Great Equatorial Cover art

According to the liner notes, Bedford composed these six pieces for the Royal Observatory Telescope room after a modernization upgrade. For those of you who’re unfamiliar with Bedford’s solo work, he’s been an orchestral arranger for both Kevin Ayers and Mike Oldfield. His solo albums from the 70s varied from being improvised orchestral works (Stars End with Mike Oldfield on lead guitar) to synthesizer based works (Instructions for Angels with Mike Ratledge on synth). The intent for Great Equatorial might have been to create a scenario of wonder and amazement for the grand old piece of machinery as a viewer looks outward unto a bright solar system on a cloudless night.

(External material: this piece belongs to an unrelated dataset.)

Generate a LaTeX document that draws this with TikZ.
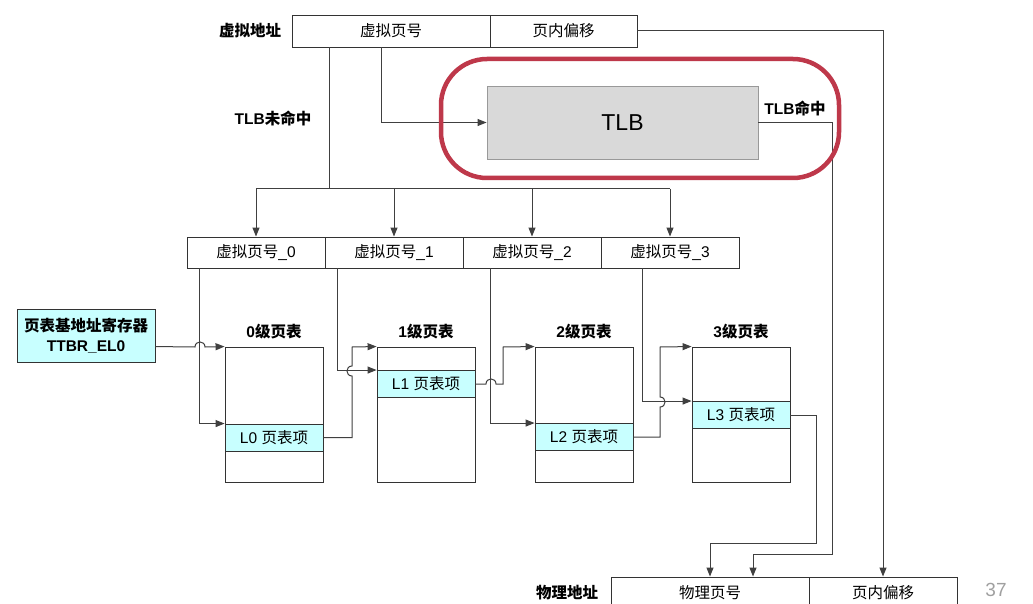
\documentclass[tikz,border=0pt]{standalone}
\usepackage{fontspec}
\setmainfont{Liberation Sans}
\newfontfamily\cjk{Noto Sans CJK SC}
\newcommand{\zh}[1]{{\cjk #1}}
\usetikzlibrary{arrows.meta,calc}
\definecolor{entrycyan}{RGB}{200,255,255}
\definecolor{tlbgray}{RGB}{217,217,217}
\definecolor{tlbred}{RGB}{190,56,74}
\definecolor{pagegray}{RGB}{160,160,160}

\tikzset{
  cell/.style={draw=black!80, line width=0.9pt, minimum height=32pt, inner sep=0pt, font=\fontsize{15.5}{18}\selectfont},
  entry/.style={cell, fill=entrycyan, minimum width=98pt, minimum height=27pt},
  tbl/.style={draw=black!80, line width=0.9pt, minimum width=98pt, minimum height=135pt},
  title/.style={inner sep=0pt, font=\fontsize{15.5}{18}\selectfont\bfseries},
  link/.style={draw=black!75, line width=1pt},
  arr/.style={link, -{Triangle[length=9pt,width=7pt]}},
}

\begin{document}
\begin{tikzpicture}[x=1pt,y=-1pt]
  \useasboundingbox (0,0) rectangle (1033,604);
  \clip (0,0) rectangle (1033,604);
  \fill[white] (0,0) rectangle (1033,604);

  % virtual address
  \node[title] (valabel) at (250,31) {\zh{虚拟地址}};
  \node[cell, minimum width=198pt] (vpn) at (391,31) {\zh{虚拟页号}};
  \node[cell, minimum width=147pt] (voff) at (563.5,31) {\zh{页内偏移}};

  % TLB
  \node[draw=black!40, fill=tlbgray, line width=0.9pt, minimum width=271pt, minimum height=73pt, font=\fontsize{23}{26}\selectfont] (tlb) at (622.5,122.5) {TLB};
  \node[title] (misslabel) at (273,118) {TLB\zh{未命中}};
  \node[title] (hitlabel) at (795,108) {TLB\zh{命中}};

  % level indices
  \foreach \i/\x in {0/256,1/394,2/532,3/670}
    \node[cell, minimum width=138pt, minimum height=31pt] (idx\i) at (\x,252.5) {\zh{虚拟页号}\_\i};

  % base register
  \node[cell, fill=entrycyan, minimum width=138pt, minimum height=53pt, align=center, font=\fontsize{15.5}{20}\selectfont\bfseries] (reg) at (86,335.5) {\zh{页表基地址寄存器}\\TTBR\_EL0};

  % page tables
  \foreach \i/\x/\ey in {0/274/437.5,1/426/384,2/584/437,3/741/415} {
    \node[tbl] (t\i) at (\x,414.5) {};
    \node[title] (tl\i) at (\x,332) {\i\zh{级页表}};
    \node[entry] (l\i) at (\x,\ey) {L\i\ \zh{页表项}};
  }

  % physical address
  \node[title] (palabel) at (567,593) {\zh{物理地址}};
  \node[cell, minimum width=198pt] (ppn) at (710,593) {\zh{物理页号}};
  \node[cell, minimum width=148pt] (poff) at (883,593) {\zh{页内偏移}};
  \node[text=pagegray, font=\fontsize{19}{22}\selectfont] (pagenum) at (996,590) {37};

  % TLB miss
  \coordinate (miss) at (329,189);
  \draw[link] (vpn.south -| miss) -- (miss);
  \draw[link] (idx0.north |- miss) -- (idx3.north |- miss);
  \foreach \i in {0,...,3}
    \draw[arr] (idx\i.north |- miss) -- (idx\i.north);

  % lookup and hit
  \draw[arr] ($(vpn.south)+(-10,0)$) |- (tlb.west);
  \draw[arr] (voff.east) -| (poff.north);
  \draw[arr] (tlb.east) -| (832,554) -| ($(ppn.north)+(43,0)$);
  \draw[arr] (l3.east) -| (816,543) -| (ppn.north);

  % table walk
  \draw[arr] (reg.east |- t0.north) -- (195,347) .. controls (195,340.3) and (205,340.3) .. (205,347) -- (t0.north west);
  \draw[arr] ($(idx0.south west)+(13,0)$) |- (l0.north west);
  \draw[arr] (l0.east) -| (352,376) .. controls (345.3,376) and (345.3,366) .. (352,366) -- (352,347) -- (t1.north west);
  \draw[arr] ($(idx1.south west)+(13,0)$) |- (l1.north west);
  \draw[arr] (l1.east) -- (486,384) .. controls (486,377.3) and (496,377.3) .. (496,384) -| (503,347) -- (t2.north west);
  \draw[arr] ($(idx2.south west)+(28,0)$) |- (l2.north west);
  \draw[arr] (l2.east) -| (660,407) .. controls (666.7,407) and (666.7,397) .. (660,397) -- (660,347) -- (t3.north west);
  \draw[arr] ($(idx3.south west)+(42,0)$) |- (l3.north west);

  % highlight
  \draw[tlbred, line width=4.5pt, rounded corners=46pt] (441,59) rectangle (839,178);
\end{tikzpicture}
\end{document}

It is mostly a spacy song cycle with a view percussion enhancements to keep you from falling completely asleep or into a deep trance. The original piece was only ten minutes long, but Bedford has expanded out the length. The tracks do fit the environment for which the music was constructed however: visualize a big open space with a giant portal opening unto the heavens. The music does also conform to your almost atypical Terry Riley school of repeat-when-necessary and often continuously. It is also something like you’d hear usually as a backing track for a PBS science show, say Nova or Cosmos. Adding little nuances of change into the sound quality results in not much dramatic change in theme or in the development of base ideas. Using Korg and Proteus synthesizer, he has created a pleasant sounding symphonic disc you put on endless repeat in your photography studio or similar spacious room. I’m kind of surprised this hasn’t met the light of day until now since it seems like a release which would fit well on the several of the German space music labels such as Erdenklang.